**Aim:** Write the data out again, character for character, with no images.

**Information supplied:**
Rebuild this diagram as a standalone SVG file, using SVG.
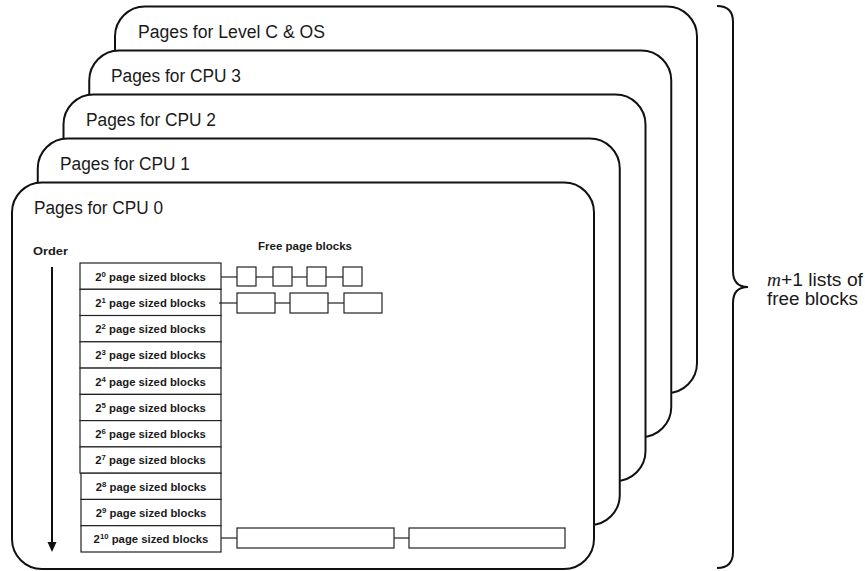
<svg xmlns="http://www.w3.org/2000/svg" width="865" height="571" viewBox="0 0 865 571">
<style>
.card{fill:#fff;stroke:#111;stroke-width:2}
.title{font-family:"Liberation Sans",Arial,sans-serif;font-size:18px;fill:#1a1a1a}
.small{font-family:"Liberation Sans",Arial,sans-serif;font-size:10.8px;font-weight:bold;fill:#1a1a1a}
.rt{font-family:"Liberation Sans",Arial,sans-serif;font-size:11.3px;font-weight:bold;fill:#1a1a1a}
.row{fill:#fff;stroke:#222;stroke-width:1.2}
.blk{fill:#fff;stroke:#222;stroke-width:1.2}
.link{stroke:#222;stroke-width:1.2;fill:none}
.sup{font-size:7.8px}
.brace{fill:none;stroke:#111;stroke-width:2}
.note{font-family:"Liberation Sans",Arial,sans-serif;font-size:18px;fill:#1a1a1a}
</style>
<rect width="865" height="571" fill="#fff"/>

<g id="card-levelc">
<rect class="card" x="115" y="6.5" width="582" height="386.5" rx="30" ry="30"/>
<text class="title" x="138" y="38" textLength="187" lengthAdjust="spacingAndGlyphs">Pages for Level C &amp; OS</text>
</g>
<g id="card-cpu3">
<rect class="card" x="89.25" y="50.5" width="582" height="386.5" rx="30" ry="30"/>
<text class="title" x="111" y="82" textLength="130" lengthAdjust="spacingAndGlyphs">Pages for CPU 3</text>
</g>
<g id="card-cpu2">
<rect class="card" x="63.5" y="94.5" width="582" height="386.5" rx="30" ry="30"/>
<text class="title" x="86" y="126" textLength="130" lengthAdjust="spacingAndGlyphs">Pages for CPU 2</text>
</g>
<g id="card-cpu1">
<rect class="card" x="37.75" y="138.5" width="582" height="386.5" rx="30" ry="30"/>
<text class="title" x="60" y="170" textLength="130" lengthAdjust="spacingAndGlyphs">Pages for CPU 1</text>
</g>
<g id="card-cpu0">
<rect class="card" x="12" y="182.5" width="582" height="386.5" rx="30" ry="30"/>
<text class="title" x="34" y="214" textLength="129" lengthAdjust="spacingAndGlyphs">Pages for CPU 0</text>
</g>

<g id="order-axis">
<text class="small" x="33" y="255" textLength="35" lengthAdjust="spacingAndGlyphs">Order</text>
<line x1="52" y1="267" x2="52" y2="543" stroke="#111" stroke-width="2"/>
<path d="M47.5,542 L56.5,542 L52,552 z" fill="#111"/>
</g>
<text id="free-label" class="small" x="258" y="250" textLength="94" lengthAdjust="spacingAndGlyphs">Free page blocks</text>

<g id="order-table">
<g id="row0"><rect class="row" x="80" y="263" width="141" height="26.3"/><text class="rt" x="150.5" y="280.5" text-anchor="middle">2<tspan class="sup" dy="-4">0</tspan><tspan dy="4"> page sized blocks</tspan></text></g>
<g id="row1"><rect class="row" x="80" y="289.3" width="141" height="26.3"/><text class="rt" x="150.5" y="306.8" text-anchor="middle">2<tspan class="sup" dy="-4">1</tspan><tspan dy="4"> page sized blocks</tspan></text></g>
<g id="row2"><rect class="row" x="80" y="315.5" width="141" height="26.3"/><text class="rt" x="150.5" y="333" text-anchor="middle">2<tspan class="sup" dy="-4">2</tspan><tspan dy="4"> page sized blocks</tspan></text></g>
<g id="row3"><rect class="row" x="80" y="341.8" width="141" height="26.3"/><text class="rt" x="150.5" y="359.3" text-anchor="middle">2<tspan class="sup" dy="-4">3</tspan><tspan dy="4"> page sized blocks</tspan></text></g>
<g id="row4"><rect class="row" x="80" y="368.1" width="141" height="26.3"/><text class="rt" x="150.5" y="385.6" text-anchor="middle">2<tspan class="sup" dy="-4">4</tspan><tspan dy="4"> page sized blocks</tspan></text></g>
<g id="row5"><rect class="row" x="80" y="394.4" width="141" height="26.3"/><text class="rt" x="150.5" y="411.9" text-anchor="middle">2<tspan class="sup" dy="-4">5</tspan><tspan dy="4"> page sized blocks</tspan></text></g>
<g id="row6"><rect class="row" x="80" y="420.6" width="141" height="26.3"/><text class="rt" x="150.5" y="438.1" text-anchor="middle">2<tspan class="sup" dy="-4">6</tspan><tspan dy="4"> page sized blocks</tspan></text></g>
<g id="row7"><rect class="row" x="80" y="446.9" width="141" height="26.3"/><text class="rt" x="150.5" y="464.4" text-anchor="middle">2<tspan class="sup" dy="-4">7</tspan><tspan dy="4"> page sized blocks</tspan></text></g>
<g id="row8"><rect class="row" x="81" y="473.2" width="140" height="26.3"/><text class="rt" x="151" y="490.7" text-anchor="middle">2<tspan class="sup" dy="-4">8</tspan><tspan dy="4"> page sized blocks</tspan></text></g>
<g id="row9"><rect class="row" x="81" y="499.4" width="140" height="26.3"/><text class="rt" x="151" y="516.9" text-anchor="middle">2<tspan class="sup" dy="-4">9</tspan><tspan dy="4"> page sized blocks</tspan></text></g>
<g id="row10"><rect class="row" x="81" y="525.7" width="140" height="26.3"/><text class="rt" x="151" y="543.2" text-anchor="middle">2<tspan class="sup" dy="-4">10</tspan><tspan dy="4"> page sized blocks</tspan></text></g>
</g>

<g id="free-blocks">
<rect id="b0a" class="blk" x="237" y="267" width="19" height="19"/>
<rect id="b0b" class="blk" x="273" y="267" width="19" height="19"/>
<rect id="b0c" class="blk" x="307" y="267" width="19" height="19"/>
<rect id="b0d" class="blk" x="343" y="267" width="19" height="19"/>
<rect id="b1a" class="blk" x="237" y="293" width="38" height="20"/>
<rect id="b1b" class="blk" x="290" y="293" width="38" height="20"/>
<rect id="b1c" class="blk" x="344" y="293" width="38" height="20"/>
<rect id="b10a" class="blk" x="237" y="528" width="157" height="20"/>
<rect id="b10b" class="blk" x="409" y="528" width="156" height="20"/>
</g>

<g id="connectors">
<line class="link" x1="221" y1="277" x2="237" y2="277"/>
<line class="link" x1="256" y1="277" x2="273" y2="277"/>
<line class="link" x1="292" y1="277" x2="307" y2="277"/>
<line class="link" x1="326" y1="277" x2="343" y2="277"/>
<line class="link" x1="219" y1="303" x2="237" y2="303"/>
<line class="link" x1="275" y1="303" x2="290" y2="303"/>
<line class="link" x1="328" y1="303" x2="344" y2="303"/>
<line class="link" x1="221" y1="538" x2="237" y2="538"/>
<line class="link" x1="394" y1="538" x2="409" y2="538"/>
</g>

<g id="brace-note">
<path class="brace" d="M717,6 Q733,6 733,22 L733,271 Q733,287 748,287 Q733,287 733,303 L733,552 Q733,568 717,568"/>
<text class="note" x="767" y="286" textLength="96" lengthAdjust="spacingAndGlyphs"><tspan font-family="'Liberation Serif',serif" font-style="italic">m</tspan>+1 lists of</text>
<text class="note" x="767" y="305" textLength="91" lengthAdjust="spacingAndGlyphs">free blocks</text>
</g>
</svg>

**Task answer:**
Rebuild this diagram as a standalone SVG file, using SVG.
<svg xmlns="http://www.w3.org/2000/svg" width="865" height="571" viewBox="0 0 865 571">
<style>
.card{fill:#fff;stroke:#111;stroke-width:2}
.title{font-family:"Liberation Sans",Arial,sans-serif;font-size:18px;fill:#1a1a1a}
.small{font-family:"Liberation Sans",Arial,sans-serif;font-size:10.8px;font-weight:bold;fill:#1a1a1a}
.rt{font-family:"Liberation Sans",Arial,sans-serif;font-size:11.3px;font-weight:bold;fill:#1a1a1a}
.row{fill:#fff;stroke:#222;stroke-width:1.2}
.blk{fill:#fff;stroke:#222;stroke-width:1.2}
.link{stroke:#222;stroke-width:1.2;fill:none}
.sup{font-size:7.8px}
.brace{fill:none;stroke:#111;stroke-width:2}
.note{font-family:"Liberation Sans",Arial,sans-serif;font-size:18px;fill:#1a1a1a}
</style>
<rect width="865" height="571" fill="#fff"/>

<g id="card-levelc">
<rect class="card" x="115" y="6.5" width="582" height="386.5" rx="30" ry="30"/>
<text class="title" x="138" y="38" textLength="187" lengthAdjust="spacingAndGlyphs">Pages for Level C &amp; OS</text>
</g>
<g id="card-cpu3">
<rect class="card" x="89.25" y="50.5" width="582" height="386.5" rx="30" ry="30"/>
<text class="title" x="111" y="82" textLength="130" lengthAdjust="spacingAndGlyphs">Pages for CPU 3</text>
</g>
<g id="card-cpu2">
<rect class="card" x="63.5" y="94.5" width="582" height="386.5" rx="30" ry="30"/>
<text class="title" x="86" y="126" textLength="130" lengthAdjust="spacingAndGlyphs">Pages for CPU 2</text>
</g>
<g id="card-cpu1">
<rect class="card" x="37.75" y="138.5" width="582" height="386.5" rx="30" ry="30"/>
<text class="title" x="60" y="170" textLength="130" lengthAdjust="spacingAndGlyphs">Pages for CPU 1</text>
</g>
<g id="card-cpu0">
<rect class="card" x="12" y="182.5" width="582" height="386.5" rx="30" ry="30"/>
<text class="title" x="34" y="214" textLength="129" lengthAdjust="spacingAndGlyphs">Pages for CPU 0</text>
</g>

<g id="order-axis">
<text class="small" x="33" y="255" textLength="35" lengthAdjust="spacingAndGlyphs">Order</text>
<line x1="52" y1="267" x2="52" y2="543" stroke="#111" stroke-width="2"/>
<path d="M47.5,542 L56.5,542 L52,552 z" fill="#111"/>
</g>
<text id="free-label" class="small" x="258" y="250" textLength="94" lengthAdjust="spacingAndGlyphs">Free page blocks</text>

<g id="order-table">
<g id="row0"><rect class="row" x="80" y="263" width="141" height="26.3"/><text class="rt" x="150.5" y="280.5" text-anchor="middle">2<tspan class="sup" dy="-4">0</tspan><tspan dy="4"> page sized blocks</tspan></text></g>
<g id="row1"><rect class="row" x="80" y="289.3" width="141" height="26.3"/><text class="rt" x="150.5" y="306.8" text-anchor="middle">2<tspan class="sup" dy="-4">1</tspan><tspan dy="4"> page sized blocks</tspan></text></g>
<g id="row2"><rect class="row" x="80" y="315.5" width="141" height="26.3"/><text class="rt" x="150.5" y="333" text-anchor="middle">2<tspan class="sup" dy="-4">2</tspan><tspan dy="4"> page sized blocks</tspan></text></g>
<g id="row3"><rect class="row" x="80" y="341.8" width="141" height="26.3"/><text class="rt" x="150.5" y="359.3" text-anchor="middle">2<tspan class="sup" dy="-4">3</tspan><tspan dy="4"> page sized blocks</tspan></text></g>
<g id="row4"><rect class="row" x="80" y="368.1" width="141" height="26.3"/><text class="rt" x="150.5" y="385.6" text-anchor="middle">2<tspan class="sup" dy="-4">4</tspan><tspan dy="4"> page sized blocks</tspan></text></g>
<g id="row5"><rect class="row" x="80" y="394.4" width="141" height="26.3"/><text class="rt" x="150.5" y="411.9" text-anchor="middle">2<tspan class="sup" dy="-4">5</tspan><tspan dy="4"> page sized blocks</tspan></text></g>
<g id="row6"><rect class="row" x="80" y="420.6" width="141" height="26.3"/><text class="rt" x="150.5" y="438.1" text-anchor="middle">2<tspan class="sup" dy="-4">6</tspan><tspan dy="4"> page sized blocks</tspan></text></g>
<g id="row7"><rect class="row" x="80" y="446.9" width="141" height="26.3"/><text class="rt" x="150.5" y="464.4" text-anchor="middle">2<tspan class="sup" dy="-4">7</tspan><tspan dy="4"> page sized blocks</tspan></text></g>
<g id="row8"><rect class="row" x="81" y="473.2" width="140" height="26.3"/><text class="rt" x="151" y="490.7" text-anchor="middle">2<tspan class="sup" dy="-4">8</tspan><tspan dy="4"> page sized blocks</tspan></text></g>
<g id="row9"><rect class="row" x="81" y="499.4" width="140" height="26.3"/><text class="rt" x="151" y="516.9" text-anchor="middle">2<tspan class="sup" dy="-4">9</tspan><tspan dy="4"> page sized blocks</tspan></text></g>
<g id="row10"><rect class="row" x="81" y="525.7" width="140" height="26.3"/><text class="rt" x="151" y="543.2" text-anchor="middle">2<tspan class="sup" dy="-4">10</tspan><tspan dy="4"> page sized blocks</tspan></text></g>
</g>

<g id="free-blocks">
<rect id="b0a" class="blk" x="237" y="267" width="19" height="19"/>
<rect id="b0b" class="blk" x="273" y="267" width="19" height="19"/>
<rect id="b0c" class="blk" x="307" y="267" width="19" height="19"/>
<rect id="b0d" class="blk" x="343" y="267" width="19" height="19"/>
<rect id="b1a" class="blk" x="237" y="293" width="38" height="20"/>
<rect id="b1b" class="blk" x="290" y="293" width="38" height="20"/>
<rect id="b1c" class="blk" x="344" y="293" width="38" height="20"/>
<rect id="b10a" class="blk" x="237" y="528" width="157" height="20"/>
<rect id="b10b" class="blk" x="409" y="528" width="156" height="20"/>
</g>

<g id="connectors">
<line class="link" x1="221" y1="277" x2="237" y2="277"/>
<line class="link" x1="256" y1="277" x2="273" y2="277"/>
<line class="link" x1="292" y1="277" x2="307" y2="277"/>
<line class="link" x1="326" y1="277" x2="343" y2="277"/>
<line class="link" x1="219" y1="303" x2="237" y2="303"/>
<line class="link" x1="275" y1="303" x2="290" y2="303"/>
<line class="link" x1="328" y1="303" x2="344" y2="303"/>
<line class="link" x1="221" y1="538" x2="237" y2="538"/>
<line class="link" x1="394" y1="538" x2="409" y2="538"/>
</g>

<g id="brace-note">
<path class="brace" d="M717,6 Q733,6 733,22 L733,271 Q733,287 748,287 Q733,287 733,303 L733,552 Q733,568 717,568"/>
<text class="note" x="767" y="286" textLength="96" lengthAdjust="spacingAndGlyphs"><tspan font-family="'Liberation Serif',serif" font-style="italic">m</tspan>+1 lists of</text>
<text class="note" x="767" y="305" textLength="91" lengthAdjust="spacingAndGlyphs">free blocks</text>
</g>
</svg>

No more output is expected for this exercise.